Assumptions, limitations, and fallbacks

  • Assumptions: Access to the opponent’s full argument and public evidence.
  • Limitations: Automated fallacy detection is noisy; retrieval may miss paywalled evidence; live settings constrain verification depth.
  • Fallbacks:
    • If evidence is insufficient: present calibrated uncertainty and shift burden of proof appropriately.
    • If time is short: use prioritization to hit the most central, fragile claims; rely on Socratic questions rather than hard refutations.

Sources (internal knowledge; recommend external confirmation)

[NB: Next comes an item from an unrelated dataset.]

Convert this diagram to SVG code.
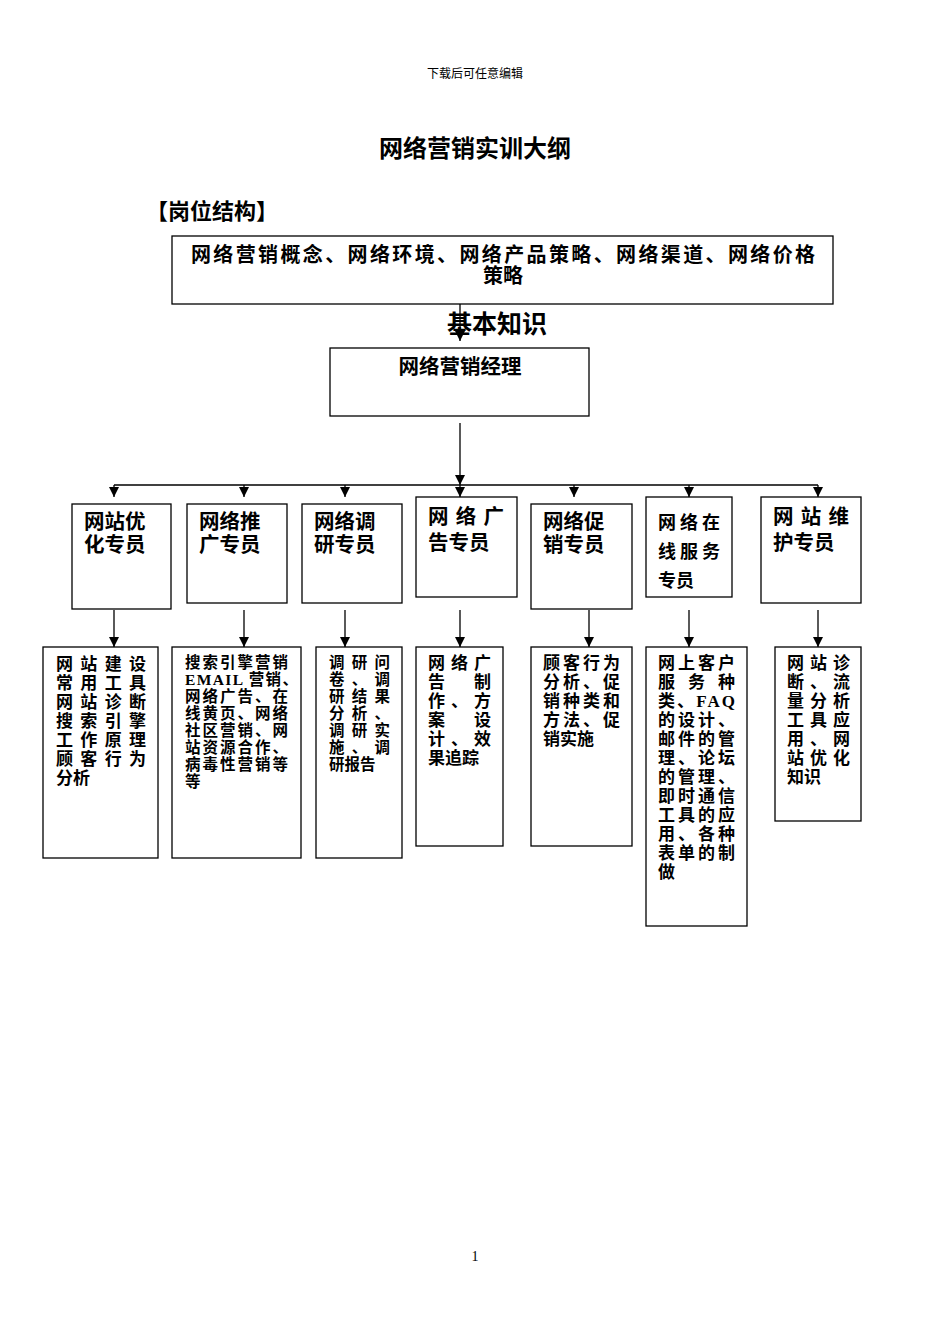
<svg xmlns="http://www.w3.org/2000/svg" width="950" height="1344" viewBox="0 0 950 1344">
<defs><marker id="a" markerWidth="10" markerHeight="10" refX="10" refY="5" orient="auto" markerUnits="userSpaceOnUse"><path d="M0,0 L10,5 L0,10 z" fill="#000"/></marker></defs>
<style>
text{font-family:"Liberation Serif","Noto Sans CJK SC",serif;fill:#000}
.b{font-weight:bold}
rect{fill:#fff;stroke:#000;stroke-width:1.3}
.c line{stroke:#000;stroke-width:1.3}
.m{font-size:20.5px;font-weight:bold}
.s{font-size:15.5px;font-weight:bold}
.t{font-size:17px}
</style>
<rect x="0" y="0" width="950" height="1344" style="stroke:none"/>
<text x="475" y="78" font-size="12" text-anchor="middle">下载后可任意编辑</text>
<text x="475" y="157" font-size="24" class="b" text-anchor="middle">网络营销实训大纲</text>
<text x="146" y="219" font-size="22" class="b">【岗位结构】</text>
<g id="top"><rect x="172" y="236" width="661" height="68"/>
<text x="503" y="262" class="b" font-size="20" text-anchor="middle" textLength="624" lengthAdjust="spacing">网络营销概念、网络环境、网络产品策略、网络渠道、网络价格</text>
<text x="503" y="283" class="b" font-size="20" text-anchor="middle">策略</text></g>
<g class="c"><line x1="460" y1="304" x2="460" y2="341" marker-end="url(#a)"/></g>
<text x="497" y="333" font-size="25" class="b" text-anchor="middle">基本知识</text>
<g id="mgr"><rect x="330" y="348" width="259" height="68"/><text x="460" y="374" class="m" text-anchor="middle">网络营销经理</text></g>
<g class="c" id="connectors">
<line x1="460" y1="423" x2="460" y2="485" marker-end="url(#a)"/>
<line x1="114" y1="485" x2="818" y2="485"/>
<line x1="114" y1="485" x2="114" y2="497" marker-end="url(#a)"/>
<line x1="244" y1="485" x2="244" y2="497" marker-end="url(#a)"/>
<line x1="345" y1="485" x2="345" y2="497" marker-end="url(#a)"/>
<line x1="460" y1="485" x2="460" y2="497" marker-end="url(#a)"/>
<line x1="574" y1="485" x2="574" y2="497" marker-end="url(#a)"/>
<line x1="689" y1="485" x2="689" y2="497" marker-end="url(#a)"/>
<line x1="818" y1="485" x2="818" y2="497" marker-end="url(#a)"/>
<line x1="114" y1="610" x2="114" y2="647" marker-end="url(#a)"/>
<line x1="244" y1="610" x2="244" y2="647" marker-end="url(#a)"/>
<line x1="345" y1="610" x2="345" y2="647" marker-end="url(#a)"/>
<line x1="460" y1="610" x2="460" y2="647" marker-end="url(#a)"/>
<line x1="589" y1="610" x2="589" y2="647" marker-end="url(#a)"/>
<line x1="689" y1="610" x2="689" y2="647" marker-end="url(#a)"/>
<line x1="818" y1="610" x2="818" y2="647" marker-end="url(#a)"/>
</g>
<g id="n1"><rect x="72" y="504" width="99" height="105"/><text x="84" y="529" class="m">网站优</text><text x="84" y="552" class="m">化专员</text></g>
<g id="n2"><rect x="187" y="504" width="100" height="99"/><text x="199" y="529" class="m">网络推</text><text x="199" y="552" class="m">广专员</text></g>
<g id="n3"><rect x="302" y="504" width="100" height="99"/><text x="314" y="529" class="m">网络调</text><text x="314" y="552" class="m">研专员</text></g>
<g id="n4"><rect x="416" y="497" width="101" height="100"/><text x="428" y="524" class="m" textLength="76" lengthAdjust="spacing">网络广</text><text x="428" y="550" class="m">告专员</text></g>
<g id="n5"><rect x="531" y="504" width="101" height="105"/><text x="543" y="529" class="m">网络促</text><text x="543" y="552" class="m">销专员</text></g>
<g id="n6"><rect x="646" y="497" width="86" height="100"/><text x="658" y="529" font-size="18" class="b" textLength="62" lengthAdjust="spacing">网络在</text><text x="658" y="558" font-size="18" class="b" textLength="62" lengthAdjust="spacing">线服务</text><text x="658" y="587" font-size="18" class="b">专员</text></g>
<g id="n7"><rect x="761" y="497" width="100" height="106"/><text x="773" y="524" class="m" textLength="76" lengthAdjust="spacing">网站维</text><text x="773" y="550" class="m">护专员</text></g>
<g id="b1" class="s"><rect x="43" y="647" width="115" height="211"/>
<text x="56" y="670" class="t" textLength="90" lengthAdjust="spacing">网站建设</text>
<text x="56" y="689" class="t" textLength="90" lengthAdjust="spacing">常用工具</text>
<text x="56" y="708" class="t" textLength="90" lengthAdjust="spacing">网站诊断</text>
<text x="56" y="727" class="t" textLength="90" lengthAdjust="spacing">搜索引擎</text>
<text x="56" y="746" class="t" textLength="90" lengthAdjust="spacing">工作原理</text>
<text x="56" y="765" class="t" textLength="90" lengthAdjust="spacing">顾客行为</text>
<text x="56" y="784" class="t">分析</text></g>
<g id="b2" class="s"><rect x="172" y="647" width="129" height="211"/>
<text x="185" y="668" textLength="103" lengthAdjust="spacing">搜索引擎营销</text>
<text x="185" y="685" textLength="113" lengthAdjust="spacing">EMAIL 营销、</text>
<text x="185" y="702" textLength="103" lengthAdjust="spacing">网络广告、在</text>
<text x="185" y="719" textLength="103" lengthAdjust="spacing">线黄页、网络</text>
<text x="185" y="736" textLength="103" lengthAdjust="spacing">社区营销、网</text>
<text x="185" y="753" textLength="103" lengthAdjust="spacing">站资源合作、</text>
<text x="185" y="770" textLength="103" lengthAdjust="spacing">病毒性营销等</text>
<text x="185" y="787">等</text></g>
<g id="b3" class="s"><rect x="316" y="647" width="86" height="211"/>
<text x="329" y="668" textLength="61" lengthAdjust="spacing">调研问</text>
<text x="329" y="685" textLength="61" lengthAdjust="spacing">卷、调</text>
<text x="329" y="702" textLength="61" lengthAdjust="spacing">研结果</text>
<text x="329" y="719" textLength="61" lengthAdjust="spacing">分析、</text>
<text x="329" y="736" textLength="61" lengthAdjust="spacing">调研实</text>
<text x="329" y="753" textLength="61" lengthAdjust="spacing">施、调</text>
<text x="329" y="770">研报告</text></g>
<g id="b4" class="s"><rect x="416" y="647" width="87" height="199"/>
<text x="428" y="669" class="t" textLength="63" lengthAdjust="spacing">网络广</text>
<text x="428" y="688" class="t" textLength="63" lengthAdjust="spacing">告制</text>
<text x="428" y="707" class="t" textLength="63" lengthAdjust="spacing">作、方</text>
<text x="428" y="726" class="t" textLength="63" lengthAdjust="spacing">案设</text>
<text x="428" y="745" class="t" textLength="63" lengthAdjust="spacing">计、效</text>
<text x="428" y="764" class="t">果追踪</text></g>
<g id="b5" class="s"><rect x="531" y="647" width="101" height="199"/>
<text x="543" y="669" class="t" textLength="77" lengthAdjust="spacing">顾客行为</text>
<text x="543" y="688" class="t" textLength="77" lengthAdjust="spacing">分析、促</text>
<text x="543" y="707" class="t" textLength="77" lengthAdjust="spacing">销种类和</text>
<text x="543" y="726" class="t" textLength="77" lengthAdjust="spacing">方法、促</text>
<text x="543" y="745" class="t">销实施</text></g>
<g id="b6" class="s"><rect x="646" y="647" width="101" height="279"/>
<text x="658" y="669" class="t" textLength="77" lengthAdjust="spacing">网上客户</text>
<text x="658" y="688" class="t" textLength="77" lengthAdjust="spacing">服务种</text>
<text x="658" y="707" class="t" textLength="77" lengthAdjust="spacing">类、FAQ</text>
<text x="658" y="726" class="t" textLength="77" lengthAdjust="spacing">的设计、</text>
<text x="658" y="745" class="t" textLength="77" lengthAdjust="spacing">邮件的管</text>
<text x="658" y="764" class="t" textLength="77" lengthAdjust="spacing">理、论坛</text>
<text x="658" y="783" class="t" textLength="77" lengthAdjust="spacing">的管理、</text>
<text x="658" y="802" class="t" textLength="77" lengthAdjust="spacing">即时通信</text>
<text x="658" y="821" class="t" textLength="77" lengthAdjust="spacing">工具的应</text>
<text x="658" y="840" class="t" textLength="77" lengthAdjust="spacing">用、各种</text>
<text x="658" y="859" class="t" textLength="77" lengthAdjust="spacing">表单的制</text>
<text x="658" y="878" class="t">做</text></g>
<g id="b7" class="s"><rect x="775" y="647" width="86" height="174"/>
<text x="787" y="669" class="t" textLength="63" lengthAdjust="spacing">网站诊</text>
<text x="787" y="688" class="t" textLength="63" lengthAdjust="spacing">断、流</text>
<text x="787" y="707" class="t" textLength="63" lengthAdjust="spacing">量分析</text>
<text x="787" y="726" class="t" textLength="63" lengthAdjust="spacing">工具应</text>
<text x="787" y="745" class="t" textLength="63" lengthAdjust="spacing">用、网</text>
<text x="787" y="764" class="t" textLength="63" lengthAdjust="spacing">站优化</text>
<text x="787" y="783" class="t">知识</text></g>
<text x="475" y="1261" font-size="14" text-anchor="middle">1</text>
</svg>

  • Toulmin, The Uses of Argument, 1958 (argument structure) — probable.
  • Walton, Informal Logic / Argumentation Schemes (fallacies, schemes) — probable.
  • Lippi & Torroni, Argumentation Mining (survey), 2016 — probable.
  • Thorne et al., FEVER: a large-scale dataset for fact extraction and verification, 2018 — probable.
  • Pearl, Causality (2nd ed.), 2009 — probable.
  • Stanford Encyclopedia of Philosophy entries on Fallacies, Informal Logic, and Burden of Proof — probable.

Decision and sufficiency checks

  • Feasibility: The components are minimal and cover extraction, logic, evidence, uncertainty, and prioritization; all are doable with modest tools.
  • Tractability: Scales with time by prioritization; automation assists but human review ensures quality.
  • Robustness: Ethical guardrails and multi-source verification reduce error and manipulation risk.
  • Verification: Constraints (no deception/misquote) are verifiable by audit log; factual claims cross-checked.